Local politics: ‘Stuffy image and practical barriers keep young people away’

Local politics: ‘Stuffy image and practical barriers keep young people away’

Young people are hard to get involved in local and regional politics. Student Sem Huisman and assistant professor Julien van Ostaaijen researched why that is and how political parties can engage young people: ‘Something as practical as travel expenses can already play a role.’

Sem Huisman. Image: Jack Tummers

It takes a while for the digital connection to be established properly with Sem Huisman (2002), a third-year student of Public Administration and once an intern at a municipality. That is why, in the meantime, Julien van Ostaaijen, assistant professor of Public Administration, is telling us in his office that Huisman is one of the three students with whom he conducted the research. Therefore, he would also like to mention the names of Matt Kanters and Naomi Kuijpers.
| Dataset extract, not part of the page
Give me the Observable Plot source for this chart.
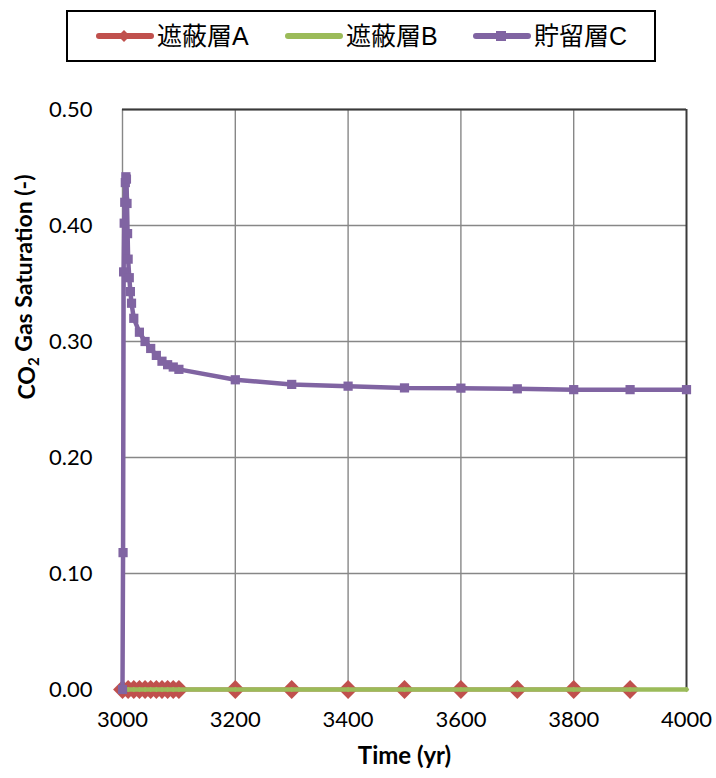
<!DOCTYPE html>
<html>
<head>
<meta charset="utf-8">
<script src="https://cdn.jsdelivr.net/npm/d3@7"></script>
<script src="https://cdn.jsdelivr.net/npm/@observablehq/plot@0.6"></script>
<style>
  html, body { margin: 0; padding: 0; background: #fff; }
  #wrap { width: 716px; height: 778px; position: relative; }
  #legend-area { height: 70px; position: relative; }
  #legend {
    position: absolute; left: 66px; top: 10px; width: 586px; height: 48px;
    border: 2px solid #000; box-sizing: content-box;
    font-family: "Liberation Sans", "Noto Sans CJK JP", sans-serif; font-size: 25px; color: #000;
  }
  .item { position: absolute; display: flex; align-items: center; top: 7px; line-height: 34px; }
  .item svg { display: block; margin-right: 3px; }
</style>
</head>
<body>
<div id="wrap">
  <div id="legend-area"><div id="legend"></div></div>
  <div id="chart"></div>
</div>
<script>
// Series names and colours
const seriesNames = ["遮蔽層A", "遮蔽層B", "貯留層C"];
const seriesColors = ["#C0504D", "#9BBB59", "#8064A2"];

// Time axis ticks (yr) and saturation ticks
const xTicks = [3000, 3200, 3400, 3600, 3800, 4000];
const yTicks = [0, 0.1, 0.2, 0.3, 0.4, 0.5];

// Cap rock A: output times and saturation
const timeA = [3000, 3010, 3020, 3030, 3040, 3050, 3060, 3070, 3080, 3090, 3100,
               3200, 3300, 3400, 3500, 3600, 3700, 3800, 3900];
const satA = [0, 0, 0, 0, 0, 0, 0, 0, 0, 0, 0, 0, 0, 0, 0, 0, 0, 0, 0];

// Cap rock B: output times and saturation
const timeB = [3000, 3010, 3020, 3030, 3040, 3050, 3060, 3070, 3080, 3090, 3100,
               3200, 3300, 3400, 3500, 3600, 3700, 3800, 3900, 4000];
const satB = [0, 0, 0, 0, 0, 0, 0, 0, 0, 0, 0, 0, 0, 0, 0, 0, 0, 0, 0, 0];

// Reservoir layer C: output times and CO2 gas saturation
const timeC = [3000, 3001, 3002, 3003, 3004, 3005, 3006, 3007, 3008, 3009, 3010,
               3012, 3014, 3016, 3020, 3030, 3040, 3050, 3060, 3070, 3080, 3090, 3100,
               3200, 3300, 3400, 3500, 3600, 3700, 3800, 3900, 4000];
const satC = [0.000, 0.118, 0.360, 0.402, 0.420, 0.437, 0.442, 0.440, 0.419, 0.393, 0.371,
              0.355, 0.343, 0.333, 0.320, 0.308, 0.300, 0.294, 0.288, 0.283, 0.280, 0.278, 0.276,
              0.267, 0.263, 0.2615, 0.260, 0.2598, 0.2592, 0.2585, 0.2585, 0.2585];

const rowsA = timeA.map((t, i) => ({t, s: satA[i]}));
const rowsB = timeB.map((t, i) => ({t, s: satB[i]}));
const rowsC = timeC.map((t, i) => ({t, s: satC[i]}));

const chart = Plot.plot({
  width: 716,
  height: 708,
  marginLeft: 122,
  marginRight: 30,
  marginTop: 39,
  marginBottom: 89,
  style: {fontFamily: "Lato, 'Open Sans', sans-serif", fontSize: "21px", color: "#000", background: "#fff", overflow: "visible"},
  x: {domain: [3000, 4000], label: null},
  y: {domain: [0, 0.5], label: null},
  marks: [
    Plot.gridX(xTicks.slice(1, -1), {stroke: "#878787", strokeOpacity: 1, strokeWidth: 1.4}),
    Plot.gridY(yTicks.slice(1), {stroke: "#878787", strokeOpacity: 1, strokeWidth: 1.4}),
    Plot.ruleX([3000], {stroke: "#878787", strokeWidth: 1.4}),
    Plot.ruleY([0], {stroke: "#878787", strokeWidth: 1.4}),
    Plot.ruleY([0.5], {stroke: "#3a3a3a", strokeWidth: 2}),
    Plot.ruleX([4000], {stroke: "#3a3a3a", strokeWidth: 2}),
    Plot.axisX(xTicks, {tickSize: 0, tickPadding: 22, tickFormat: "d", label: null, fontSize: 22}),
    Plot.axisY(yTicks, {tickSize: 0, tickPadding: 30, tickFormat: ".2f", label: null, fontSize: 22}),
    Plot.text(["Time (yr)"], {frameAnchor: "bottom", dy: 74, fontWeight: "bold", fontSize: 24}),
    Plot.text(["CO2 Gas Saturation (-)"], {frameAnchor: "left", dx: -95, rotate: -90, fontWeight: "bold", fontSize: 23}),
    // Cap rock A
    Plot.line(rowsA, {x: "t", y: "s", stroke: seriesColors[0], strokeWidth: 4}),
    Plot.dot(rowsA, {x: "t", y: "s", symbol: "diamond2", r: 8.5, fill: seriesColors[0], stroke: "none"}),
    // Cap rock B
    Plot.line(rowsB, {x: "t", y: "s", stroke: seriesColors[1], strokeWidth: 4.5}),
    Plot.dot(rowsB, {x: "t", y: "s", symbol: "diamond2", r: 2.5, fill: seriesColors[1], stroke: "none"}),
    // Reservoir C
    Plot.line(rowsC, {x: "t", y: "s", stroke: seriesColors[2], strokeWidth: 4.5}),
    Plot.dot(rowsC, {x: "t", y: "s", symbol: "square", r: 5.2, fill: seriesColors[2], stroke: "none"})
  ]
});

// Subscript the "2" in the y-axis title
d3.select(chart).selectAll("text").each(function() {
  if (this.textContent === "CO2 Gas Saturation (-)") {
    const el = d3.select(this);
    el.text(null);
    el.append("tspan").text("CO");
    el.append("tspan").attr("font-size", 15).attr("dy", "0.3em").text("2");
    el.append("tspan").attr("dy", "-0.3em").text(" Gas Saturation (-)");
  }
});

document.getElementById("chart").appendChild(chart);

// Legend entries: line swatch with marker, followed by the series name
const legend = d3.select("#legend");
const itemLeft = [28, 217, 405];
const markers = [
  g => g.append("path").attr("d", "M28,3 L34,9 L28,15 L22,9 Z"),
  g => g.append("path").attr("d", "M28,6 L31,9 L28,12 L25,9 Z"),
  g => g.append("rect").attr("x", 23).attr("y", 4).attr("width", 10).attr("height", 10)
];
seriesNames.forEach((name, i) => {
  const item = legend.append("div").attr("class", "item").style("left", itemLeft[i] + "px");
  const sw = item.append("svg").attr("width", 58).attr("height", 18);
  sw.append("line").attr("x1", 3).attr("x2", 55).attr("y1", 9).attr("y2", 9)
    .attr("stroke", seriesColors[i]).attr("stroke-width", 6).attr("stroke-linecap", "round");
  markers[i](sw.append("g").attr("fill", seriesColors[i]));
  item.append("span").text(name);
});
</script>
</body>
</html>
It is clear that the lecturer likes to give credit to his students: ‘I only played a coordinating role. Because the research is about young people, the implementation became a combination of my experience and their fresh research insights.’ The results are compiled in the booklet: Van drempel naar daad. Jongeren en de lokale en regionale politiek (From Threshold to Deed. Young People and Local and Regional Politics).

Why is it so difficult to engage young people in local and regional politics?

Huisman: ‘Young people have limited time because they have many other commitments, such as school, work, and maintaining personal relationships. Also, politics has a stuffy image among many young people. Furthermore, there are practical barriers. Consider travel time, travel costs and the fact that too little consideration is given to the practical world in which young people live. For example, an initiative for students is not likely to catch on if it takes place in the middle of exam week.’

Study and student associations do manage to get young people active for their associations. How does this differ from political parties?

Van Ostaaijen: ‘Because the above thresholds do not apply there. Besides, young people attract other young people. You quickly hear from each other how nice a study association is, but not how nice politics can be. Moreover, it has to be about themes that suit you. Young people often have the idea that politics is not about things that interest them.’

What works to get young people involved in local and regional politics?

Huisman: ‘Among other things by involving young people in an accessible way. This can be done, for example, by using social media and a buddy system. With such a buddy system, young people know that they are supported by a mentor.

‘Street visibility and social media are important, as is a good image. An active party that organizes get-togethers and outings attracts young people, who can approach other young people. That way you create a connection with a fun group.

‘Young people can become motivated when an issue affects them. The discussion about the nitrogen policy is an example of this. This was an external stimulus for many young people to become intrinsically motivated and, for example, to demonstrate. If you talk to students about their student debt, this topic will appeal to them. So if you want to involve young people in politics, you also have to look at the needs and interests of this group.’